I've been talking about this in the Arduino irc room for a few days and thinking about various aspects of it, and I've finally put together a page about what I've named "The Unduino Challenge".
It's a not-so-serious Arduino based challenge aimed at everyone from total beginners to half-cyborgs, in which a simple objective is set - but the obvious solutions are not the most desired.
Although it might seem counter-productive to design these machines I think they are great for beginners to better understand what and why some things / methods are bad practices.
I dont know about counter-productive. Inefficient, almost certainly - but not counter-productive! Think of all the stuff you will learn!
I've had a couple of ideas for tasks. The initial one that I came up with (which won't be used, so I will tell you as an example) is:
Turn on a light when a button is pressed.
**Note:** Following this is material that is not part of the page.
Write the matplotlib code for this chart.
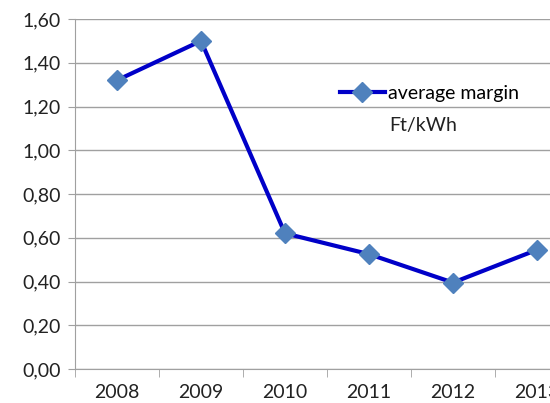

The obvious solution is to use a pushbutton and LED straight into the Arduino. There are an infinite number of other solutions, though (turning on your porch light when a key on your piano is pressed, for example). Those are the solutions that this challenge is looking for!
For example, there was an instructable on getting a (real, hardware) button to work with a PC running MaxMSP/Puredata: The idea was that you set it up to output an audio tone on one of the earphone channels, put the button in between the audio out and audio-in, and then use an "audio meter object" with a threshold to trigger an event when the button actually connected the tone to the input.